May 16, 1863, The New York Herald
General Hooker was yesterday in Washington on official business. Immediately after his unexpected retreat he was visited at his headquarters by the President and General Halleck in order to ascertain at once the exact state of affairs. More recently, Senators Wade and Chandler, the radical chiefs of the Congressional War Committee, went down to the Rappahannock, and it may be in consequence of their call that General Hooker was yesterday at the White House. It is intimated that he has lost caste with the General-in-Chief, and, if the Tribune may be considered as speaking for the radical leaders of its party, Senators Wade and Chandler are of the opinion that Hooker has been tried and found wanting. But President Lincoln is an amiable and generous man – remarkably so, – and, whatever he may believe, in regard to the late retreat, we have no doubt that he has called General Hooker to Washington to consult with him, and instruct him in regard to his preparations, plans and strategy for another trial.

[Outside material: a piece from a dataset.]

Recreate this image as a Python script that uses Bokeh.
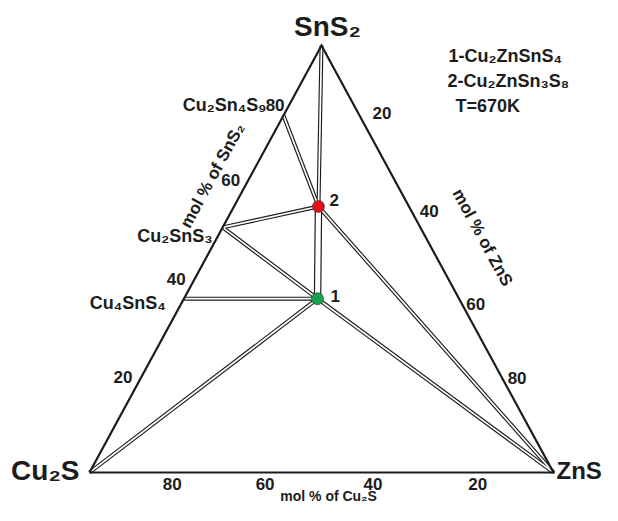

Thus, concluding that Gen. Hooker is to be retained at the head of his splendid army, it is to be hoped that he will do his very best, when next he moves, to retrieve his late misfortune and to recover his lost laurels. He is more fortunate than Pope or Burnside, who were set aside, each after his first failure. We trust he will be more fortunate than Gen. McClellan, if successful as he was in his Maryland campaign, and that “Fighting Joe” will not be removed while in pursuit of the enemy. With the superior army, means and facilities which he possessed, and after all that he promised and all that was reasonably expected of him, it can hardly be denied that his late nine days’ campaign is the most inglorious of all the failures of our generals in Virginia since the beginning of the war. Gen. McDowell failed at Bull run because Gen. Patterson failed to hold in the Shenandoah valley the twenty odd thousand men of Jo. Johnston, which he was instructed to take care of. Gen. McClellan failed on the peninsula; first, because his army, instead of being consolidated as much as possible, was cut up into three of four different armies, and scattered over half the State of Virginia; and, secondly, because he was recalled from Harrison’s Landing when, at that point, he should have been strengthened for another advance upon Richmond. General Pope failed because of the inextricable confusion created by the War Office in the distribution of McClellan’s forces, as they were brought back from peninsula. They were scattered along from Washington to Fredericksburg, while Pope was enveloped by the rebel army from Warrenton to Manassas. General Burnside failed simply because he dashed his army literally against an impassable stone wall. On the other hand, General Hooker – with an army around him greater than all forces in August last of McClellan and Pope combined, and provided amply with everything desired; after a refreshing rest of six months to his soldiers; after turning the flank of the rebels and choosing his own ground – permits himself to be pushed back upon the river without a general battle, and retreats when the enemy is too exhausted to follow, and when by advancing en masse he might have annihilated at the rebel army.
We are told that before recrossing the river he had a consultation with six of his corps commanders, and that four of them were in favor of advancing instead of retreating. We are told officially that in all his late battles only one-third of his army was engaged. We are assured that the brave soldiers of the army had no idea that in shortening their lines to the river they were going to recross it, and that, while they were hoping and eager to advance, or pause for another trial with the enemy, they were saddened and disappointed with the order to retreat. We say, therefore, that, under all the circumstances, the retention of General Hooker in command is an act of great generosity on the part of the President, and we hope that it will bring into active exercise all the energies of the General thus so highly favored, and all the useful lessons of his severe experience to recover the ground and the fame which he has lost.
We do not suppose that, unless demanded by some offensive demonstrations of the enemy, the Army of the Potomac will advance again for some days or weeks to come; but when again it shall advance, whether under General Hooker, General Halleck or any other General, after cutting up the rebel forces right and left till they haul off, and with two-thirds of our army held back as reserves, we do hope and trust that our General will not give up the contest and retire without a general engagement; for, after all, we believe that such an engagement in their late glorious campaign to them would have carried the veterans of the Army of the Potomac without further serious resistance right on into the rebel capital.